Ed era anche un modo per capire dove potevamo andare, che è una domanda abbastanza pressante. Specialmente dopo quanto successo l’anno scorso. Siamo l’unico settore delle arti in generale che non è riuscito a rinnovarsi o a rispondere in maniera adeguata. L’unica cosa che si è fatto è andare online su Instagram a fare grandi dirette, grandi mostre e ciao. Che ci terrei a ricordare che esistevano già, cinque anni fa si chiamavano take over. E nel frattempo i collettivi alle biennali di architettura facevano le dirette su Twitch con i green screen.

Arriviamo in chiusa, cosa ci dite di questo quartiere?

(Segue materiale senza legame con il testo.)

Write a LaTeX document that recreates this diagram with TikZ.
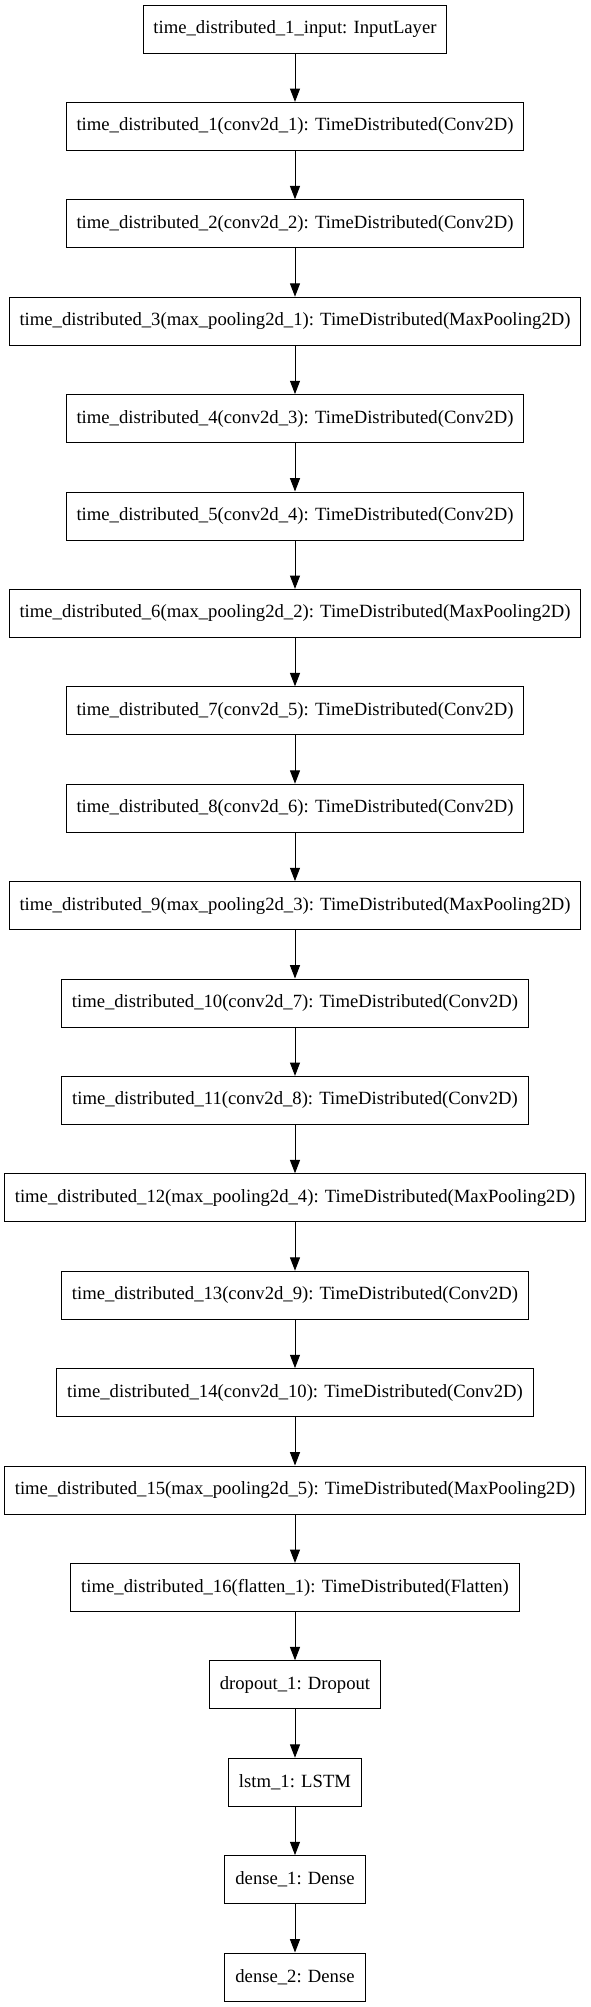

Niccolò: Allora, la prima volta che sono venuto a Milano presi su Airbnb una stanza qui a NoLo, in via Venini. Ho pensato che qui non ci avrei mai voluto vivere. Ma nemmeno per sbaglio. Questo dieci anni fa, quando era un’altra cosa. Ora mi piace parecchio, ed è sicuramente un quartiere che vive ancora molte contraddizioni. Spesso si parla del fenomeno di evidente gentrificazione che il quartiere sta vivendo, ma la verità è che le città ed i suoi quartieri sono sempre in costante mutazione e spesso, purtroppo, a scapito delle classi meno abbienti. Personalmente trovo contraddittorio parlare di gentrificazione sempre e comunque con un’accezione negativa se assistiamo a fenomeni come il recente “assalto” al Rondò. È la cosa su cui mi scaglio più spesso. Da posti reputati “troppo inflazionati”, “fighetti”, la gente si è riversata al Rondò, “più underground”. E lì non ci andava nessuno, c’erano solo i vecchietti che si facevano i cazzi loro, giocavano a carte e bevevano uno spritz. Tu immaginali giocare a scopa con un djset nella piazzetta. Insomma, io non voglio dire che quella roba non si deve fare perché, come dicevo, fa parte della mutazione che il quartiere sta vivendo, ma che dobbiamo pensare a come si parla di gentrificazione e sostenibilità, facendo magari più attenzione. Bisogna prendere coscienza che un quartiere ha probabilmente un suo equilibrio prima che arrivino gli alieni, noi, e che introdurre delle abitudini completamente diverse ha sempre delle conseguenze.